WHAT NEEDS TO BE DONE:
Quote from the first line below through the line that contains "[entity, fill=locyellow, minimum", both included, and leave the pictures out.

SUPPLIED INFORMATION:
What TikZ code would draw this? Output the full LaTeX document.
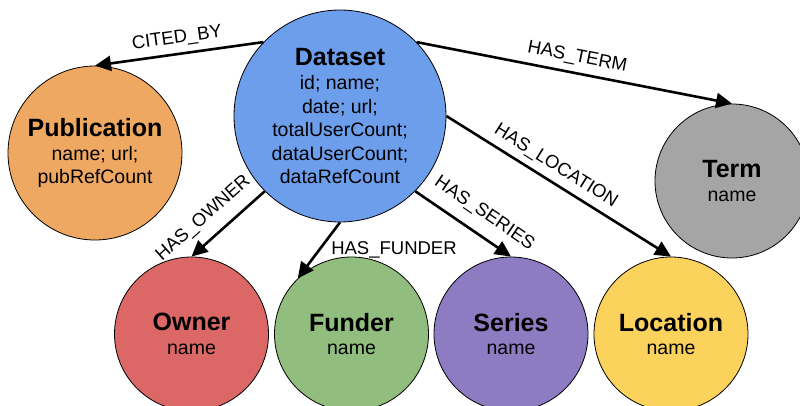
\documentclass[tikz,border=0pt]{standalone}
\usepackage{fontspec}
\setmainfont{Liberation Sans}
\usetikzlibrary{arrows.meta}
\definecolor{dsblue}{HTML}{6D9EEB}
\definecolor{puborange}{HTML}{EFA862}
\definecolor{termgray}{HTML}{A5A5A5}
\definecolor{ownred}{HTML}{DC6767}
\definecolor{fundgreen}{HTML}{91BE7F}
\definecolor{serpurple}{HTML}{8E7CC3}
\definecolor{locyellow}{HTML}{FAD25C}
\newcommand{\enttitle}[1]{{\fontsize{25}{27}\selectfont\bfseries #1}}
\begin{document}
\begin{tikzpicture}[x=1pt, y=-1pt,
        entity/.style={circle, draw=black, line width=0.8pt, inner sep=0pt, align=center, font=\fontsize{19.5}{23.5}\selectfont},
        rel/.style={black, line width=2.6pt, -{Triangle[length=16pt, width=15pt]}},
        rlabel/.style={font=\fontsize{18.5}{20}\selectfont, inner sep=2pt}]
        \useasboundingbox (0, 0) rectangle (800, 405);
        \node [entity, fill=dsblue, minimum size=212pt] at (340, 116) (ds) {\enttitle{Dataset}\\[1pt] id; name;\\ date; url;\\ totalUserCount;\\ dataUserCount;\\ dataRefCount};
        \node [entity, fill=puborange, minimum size=174pt] at (95, 153) (pub) {\enttitle{Publication}\\ name; url;\\ pubRefCount};
        \node [entity, fill=termgray, minimum size=154pt] at (732, 181) (term) {\enttitle{Term}\\ name};
        \node [entity, fill=ownred, minimum size=154pt] at (191.5, 334) (own) {\enttitle{Owner}\\ name};
        \node [entity, fill=fundgreen, minimum size=154pt] at (351.5, 334) (fund) {\enttitle{Funder}\\ name};
        \node [entity, fill=serpurple, minimum size=154pt] at (511, 334) (ser) {\enttitle{Series}\\ name};
        \node [entity, fill=locyellow, minimum size=154pt] at (671, 334) (loc) {\enttitle{Location}\\ name};

        \draw [rel] (ds.136) -- node [rlabel, above=4pt, sloped] {CITED\_BY} (pub.north);
        \draw [rel] (ds.44) -- node [rlabel, above=4pt, sloped] {HAS\_TERM} (term.north);
        \draw [rel] (ds.0) -- node [rlabel, above=4pt, sloped, pos=0.45] {HAS\_LOCATION} (loc.north);
        \draw [rel] (ds.-45) -- node [rlabel, above=9pt, sloped, pos=0.6] {HAS\_SERIES} (ser.north);
        \draw [rel] (ds.south) -- node [rlabel, right=7pt, yshift=-2pt, pos=0.45] {HAS\_FUNDER} (fund.134);
        \draw [rel] (ds.-135) -- node [rlabel, above=9pt, sloped, pos=0.65] {HAS\_OWNER} (own.north);
\end{tikzpicture}
\end{document}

EXERCISE RESULT:
What TikZ code would draw this? Output the full LaTeX document.
\documentclass[tikz,border=0pt]{standalone}
\usepackage{fontspec}
\setmainfont{Liberation Sans}
\usetikzlibrary{arrows.meta}
\definecolor{dsblue}{HTML}{6D9EEB}
\definecolor{puborange}{HTML}{EFA862}
\definecolor{termgray}{HTML}{A5A5A5}
\definecolor{ownred}{HTML}{DC6767}
\definecolor{fundgreen}{HTML}{91BE7F}
\definecolor{serpurple}{HTML}{8E7CC3}
\definecolor{locyellow}{HTML}{FAD25C}
\newcommand{\enttitle}[1]{{\fontsize{25}{27}\selectfont\bfseries #1}}
\begin{document}
\begin{tikzpicture}[x=1pt, y=-1pt,
        entity/.style={circle, draw=black, line width=0.8pt, inner sep=0pt, align=center, font=\fontsize{19.5}{23.5}\selectfont},
        rel/.style={black, line width=2.6pt, -{Triangle[length=16pt, width=15pt]}},
        rlabel/.style={font=\fontsize{18.5}{20}\selectfont, inner sep=2pt}]
        \useasboundingbox (0, 0) rectangle (800, 405);
        \node [entity, fill=dsblue, minimum size=212pt] at (340, 116) (ds) {\enttitle{Dataset}\\[1pt] id; name;\\ date; url;\\ totalUserCount;\\ dataUserCount;\\ dataRefCount};
        \node [entity, fill=puborange, minimum size=174pt] at (95, 153) (pub) {\enttitle{Publication}\\ name; url;\\ pubRefCount};
        \node [entity, fill=termgray, minimum size=154pt] at (732, 181) (term) {\enttitle{Term}\\ name};
        \node [entity, fill=ownred, minimum size=154pt] at (191.5, 334) (own) {\enttitle{Owner}\\ name};
        \node [entity, fill=fundgreen, minimum size=154pt] at (351.5, 334) (fund) {\enttitle{Funder}\\ name};
        \node [entity, fill=serpurple, minimum size=154pt] at (511, 334) (ser) {\enttitle{Series}\\ name};
        \node [entity, fill=locyellow, minimum size=154pt] at (671, 334) (loc) {\enttitle{Location}\\ name};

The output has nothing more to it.